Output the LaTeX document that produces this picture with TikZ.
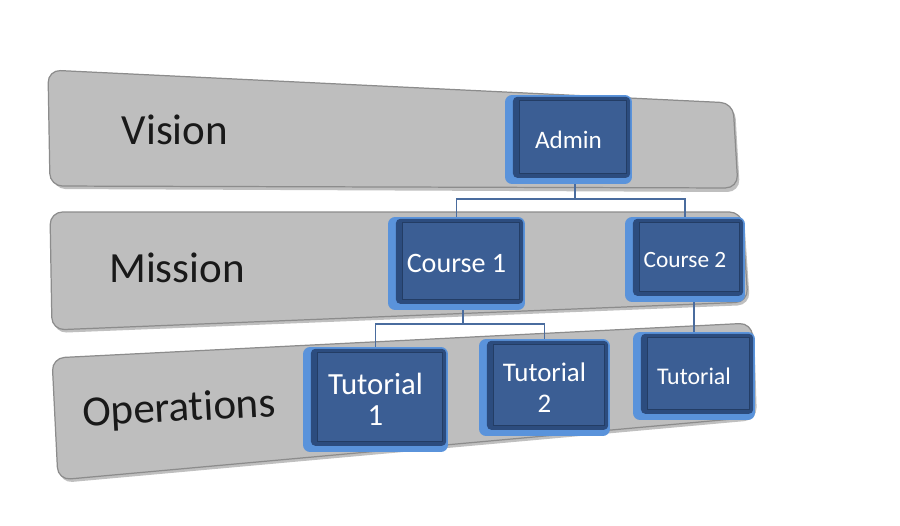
\documentclass[tikz,border=0pt]{standalone}
\usepackage{fontspec}
\setmainfont{Carlito}[Ligatures=NoCommon]
\definecolor{bandgray}{HTML}{BEBEBE}
\definecolor{bandedge}{HTML}{8C8C8C}
\definecolor{tilelight}{HTML}{5A93DB}
\definecolor{tiledark}{HTML}{2C4C7E}
\definecolor{tileface}{HTML}{3B5E94}
\definecolor{linkblue}{HTML}{4A6C9E}
\begin{document}
\begin{tikzpicture}[x=0.02cm, y=-0.02cm,
  band/.style={fill=bandgray, draw=bandedge, line width=0.7pt, rounded corners=2.5mm},
  bandshadow/.style={fill=black!25, rounded corners=2.5mm},
  level/.style={font=\fontsize{24.5}{28}\selectfont, text=black!90},
  tile/.style={fill=tilelight, rounded corners=4pt, text=white, align=center, inner sep=0pt,
    path picture={
      \fill[tiledark, rounded corners=2.5pt] ([shift={(4.5pt,-1pt)}]path picture bounding box.north west)
        rectangle ([shift={(-1pt,3.5pt)}]path picture bounding box.south east);
      \fill[tileface, draw=tiledark!80!black, line width=0.5pt, sharp corners] ([shift={(8pt,-3.2pt)}]path picture bounding box.north west)
        rectangle ([shift={(-3.2pt,6.2pt)}]path picture bounding box.south east);
    }},
  link/.style={draw=linkblue, line width=0.7pt}]
  \useasboundingbox (0,0) rectangle (900,525);
  \fill[bandshadow] (50,73) -- (735,106) -- (740,192) -- (53,189) -- cycle;
  \draw[band] (48,70) -- (733,103) -- (738,188) -- (50,186) -- cycle;
  \fill[bandshadow] (52,215) -- (744,215) -- (750,305) -- (54,333) -- cycle;
  \draw[band] (50,212) -- (742,212) -- (748,302) -- (52,330) -- cycle;
  \fill[bandshadow] (54,361) -- (754,326) -- (757,420) -- (60,483) -- cycle;
  \draw[band] (52,358) -- (752,323) -- (755,417) -- (58,480) -- cycle;
  \node[level] (vision) at (175,130) {Vision};
  \node[level] (mission) at (177,268) {Mission};
  \node[level, rotate=3] (ops) at (179,410) {Operations};
  \node[tile, minimum width=2.54cm, minimum height=1.78cm, font=\fontsize{14.3}{17}\selectfont] (admin) at (568.5,139.5) {Admin};
  \node[tile, minimum width=2.74cm, minimum height=1.86cm, font=\fontsize{16}{19}\selectfont] (course1) at (456.5,263.5) {Course 1};
  \node[tile, minimum width=2.4cm, minimum height=1.7cm, font=\fontsize{13.3}{16}\selectfont] (course2) at (685,259.5) {Course 2};
  \node[tile, minimum width=2.9cm, minimum height=2.1cm, font=\fontsize{17.5}{18}\selectfont] (tut1) at (375.5,399.5) {Tutorial\\1};
  \node[tile, minimum width=2.62cm, minimum height=1.94cm, font=\fontsize{15.3}{18}\selectfont] (tut2) at (544.5,387.5) {Tutorial\\2};
  \node[tile, minimum width=2.44cm, minimum height=1.76cm, font=\fontsize{13.6}{16}\selectfont] (tut3) at (694,376) {Tutorial};
  \coordinate (j1) at (575,199);
  \coordinate (j2) at (463,324);
  \draw[link] (admin.south -| j1) -- (j1) -| (course1.north);
  \draw[link] (j1) -| (course2.north);
  \draw[link] (course1.south -| j2) -- (j2) -| (tut1.north);
  \draw[link] (j2) -| (tut2.north);
  \draw[link] (course2.south -| tut3.north) -- (tut3.north);
\end{tikzpicture}
\end{document}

__________________________________________________

- _Request_: Give the data again exactly as written, with all pictures left out.

- _Solution to this exercise_:
Output the LaTeX document that produces this picture with TikZ.
\documentclass[tikz,border=0pt]{standalone}
\usepackage{fontspec}
\setmainfont{Carlito}[Ligatures=NoCommon]
\definecolor{bandgray}{HTML}{BEBEBE}
\definecolor{bandedge}{HTML}{8C8C8C}
\definecolor{tilelight}{HTML}{5A93DB}
\definecolor{tiledark}{HTML}{2C4C7E}
\definecolor{tileface}{HTML}{3B5E94}
\definecolor{linkblue}{HTML}{4A6C9E}
\begin{document}
\begin{tikzpicture}[x=0.02cm, y=-0.02cm,
  band/.style={fill=bandgray, draw=bandedge, line width=0.7pt, rounded corners=2.5mm},
  bandshadow/.style={fill=black!25, rounded corners=2.5mm},
  level/.style={font=\fontsize{24.5}{28}\selectfont, text=black!90},
  tile/.style={fill=tilelight, rounded corners=4pt, text=white, align=center, inner sep=0pt,
    path picture={
      \fill[tiledark, rounded corners=2.5pt] ([shift={(4.5pt,-1pt)}]path picture bounding box.north west)
        rectangle ([shift={(-1pt,3.5pt)}]path picture bounding box.south east);
      \fill[tileface, draw=tiledark!80!black, line width=0.5pt, sharp corners] ([shift={(8pt,-3.2pt)}]path picture bounding box.north west)
        rectangle ([shift={(-3.2pt,6.2pt)}]path picture bounding box.south east);
    }},
  link/.style={draw=linkblue, line width=0.7pt}]
  \useasboundingbox (0,0) rectangle (900,525);
  \fill[bandshadow] (50,73) -- (735,106) -- (740,192) -- (53,189) -- cycle;
  \draw[band] (48,70) -- (733,103) -- (738,188) -- (50,186) -- cycle;
  \fill[bandshadow] (52,215) -- (744,215) -- (750,305) -- (54,333) -- cycle;
  \draw[band] (50,212) -- (742,212) -- (748,302) -- (52,330) -- cycle;
  \fill[bandshadow] (54,361) -- (754,326) -- (757,420) -- (60,483) -- cycle;
  \draw[band] (52,358) -- (752,323) -- (755,417) -- (58,480) -- cycle;
  \node[level] (vision) at (175,130) {Vision};
  \node[level] (mission) at (177,268) {Mission};
  \node[level, rotate=3] (ops) at (179,410) {Operations};
  \node[tile, minimum width=2.54cm, minimum height=1.78cm, font=\fontsize{14.3}{17}\selectfont] (admin) at (568.5,139.5) {Admin};
  \node[tile, minimum width=2.74cm, minimum height=1.86cm, font=\fontsize{16}{19}\selectfont] (course1) at (456.5,263.5) {Course 1};
  \node[tile, minimum width=2.4cm, minimum height=1.7cm, font=\fontsize{13.3}{16}\selectfont] (course2) at (685,259.5) {Course 2};
  \node[tile, minimum width=2.9cm, minimum height=2.1cm, font=\fontsize{17.5}{18}\selectfont] (tut1) at (375.5,399.5) {Tutorial\\1};
  \node[tile, minimum width=2.62cm, minimum height=1.94cm, font=\fontsize{15.3}{18}\selectfont] (tut2) at (544.5,387.5) {Tutorial\\2};
  \node[tile, minimum width=2.44cm, minimum height=1.76cm, font=\fontsize{13.6}{16}\selectfont] (tut3) at (694,376) {Tutorial};
  \coordinate (j1) at (575,199);
  \coordinate (j2) at (463,324);
  \draw[link] (admin.south -| j1) -- (j1) -| (course1.north);
  \draw[link] (j1) -| (course2.north);
  \draw[link] (course1.south -| j2) -- (j2) -| (tut1.north);
  \draw[link] (j2) -| (tut2.north);
  \draw[link] (course2.south -| tut3.north) -- (tut3.north);
\end{tikzpicture}
\end{document}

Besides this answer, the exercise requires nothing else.